Pernikahan adalah sesuatu hal yang tak bisa dibuat main-main. Pernikahan bagus dijalankan bagi yang benar-benar menginginkannya. Bukan atas dasar keterpaksaan, apalagi karena ada niat yang keliru, misalnya ingin balas dendam atau mengeruk kekayaan pasangannya kelak.
Bicara tentang ‘keinginan menikah’ realitas memaparkan, tak semua orang menikah karena atas keinginannya sendiri. Bisa jadi, ada sebagian orang yang terpaksa menikah karena dorongan atau bahkan paksaan orangtuanya. Misalnya karena dijodohkan dengan seseorang yang belum dikenalnya dan tak dicintainya, sementara ia tak bisa menolak keinginan orangtuanya.
Hal yang harus dipahami bahwa menikah dengan orang yang salah atau kurang tepat tentu akan menyebabkan sederet persoalan di kemudian hari. Misalnya, terjadinya pertikaian karena tak bisa saling memahami karakter satu sama lain. Bahkan dampak buruk menikah tanpa didasari rasa suka bisa berujung pada perceraian.
Bicara tentang pernikahan, ada kisah menarik yang bisa kita simak dalam Buku “Jurnal Cerpen Indonesia (Edisi 11); Buku Cerita, Sosok, Kota”. Jurnal tersebut berisi lima cerpen karya lima penulis berbeda, dan tiga buah esei yang ditulis oleh tiga penulis berbeda pula.
Namun saya hanya akan membahas satu cerpen yang berjudul “Silariang” karya Emil Akbar. Silariang artinya adalah kawin lari. Dikisahkan, Andi Saeba adalah perempuan dari keluarga bangsawan yang sudah berumur tapi belum kunjung menikah.

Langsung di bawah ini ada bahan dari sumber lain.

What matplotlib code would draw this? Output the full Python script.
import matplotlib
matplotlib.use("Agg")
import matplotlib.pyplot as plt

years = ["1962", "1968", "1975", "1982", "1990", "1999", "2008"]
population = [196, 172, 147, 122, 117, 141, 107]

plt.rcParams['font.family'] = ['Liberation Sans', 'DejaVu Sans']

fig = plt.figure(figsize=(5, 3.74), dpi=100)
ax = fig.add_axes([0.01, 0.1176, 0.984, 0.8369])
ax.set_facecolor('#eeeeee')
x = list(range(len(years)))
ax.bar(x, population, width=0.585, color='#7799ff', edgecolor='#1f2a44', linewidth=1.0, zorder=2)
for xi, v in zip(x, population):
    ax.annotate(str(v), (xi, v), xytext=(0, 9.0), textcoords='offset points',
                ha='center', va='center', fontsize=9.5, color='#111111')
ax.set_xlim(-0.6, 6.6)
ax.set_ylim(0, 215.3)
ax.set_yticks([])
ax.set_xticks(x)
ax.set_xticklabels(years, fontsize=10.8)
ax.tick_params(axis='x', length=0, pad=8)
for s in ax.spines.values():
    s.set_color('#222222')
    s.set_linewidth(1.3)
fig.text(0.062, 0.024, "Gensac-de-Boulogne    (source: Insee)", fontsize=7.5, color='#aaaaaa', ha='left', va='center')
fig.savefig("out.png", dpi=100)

Sebenarnya dia pernah jatuh hati dengan seorang lelaki yang masih kerabatnya sendiri, yakni La Saddang. Ibunya La Saddang adalah adiknya ayah Andi Saeba.
Dulu, ibunya La Saddang yang masih tergolong kaum bangsawan lancang menikah dengan lelaki biasa hingga dicoret dari silsilah keluarga. Sebab darahnya sudah tercemar dan kelak anaknya bukan lagi keturunan bangsawan. Pun tidak berhak atas warisan.
Garis hidup yang harus ditanggung La Saddang begitu pedih. Ia menjadi anak yatim piatu setelah ibunya meninggal dunia. Ibunya melepaskan nyawa lantaran tak mampu menanggung derita dan segala gunjing yang menghimpit dada. Merasa dikucilkan hingga mati dengan kesendiriannya. Menyusul suaminya yang dibunuh karena serong, melarikan istri orang.
Ayahnya Andi Saeba akhirnya mau memelihara La Saddang. Tapi tak diperlakukan sebagai anak, melainkan babu. Ketika La Saddang beranjak besar ia menyukai Andi Saeba. Mereka berdua saling menyukai satu sama lain. Tentu saja hal tersbeut ditentang oleh orangtua Andi Saeba.
La Saddang terusir dari rumah: “Anak tidak tahu diuntung. Tidak punya rasa hormat. Anakku adalah junjunganku dan kau hendak merusaknya? Tidak akan kubiarkan! La Saddang, kau mewarisi darah jelek ibumu. Pergi kau dari sini!” (halaman 39).
Singkat cerita, La Saddang akhirnya menikah dengan Halima, perempuan yang cukup dikenal oleh Andi Saeba. Sebenarnya, Halima dulu pernah pernah punya pacar bernama Andi Jamaluddin, pria yang bukan keturunan bangsawan tapi kaya dan akhirnya dijodohkan dengan Andi Saeba.
Kisah Andi Saeba masih panjang dan berliku. Bahkan berakhir mengenaskan. Karena di hari pernikahannya, justru Andi Jamaluddin kabur bersama Halima. Dulu, saat Halima menikah dengan La Saddang, ternyata Halima sudah tidak perawan.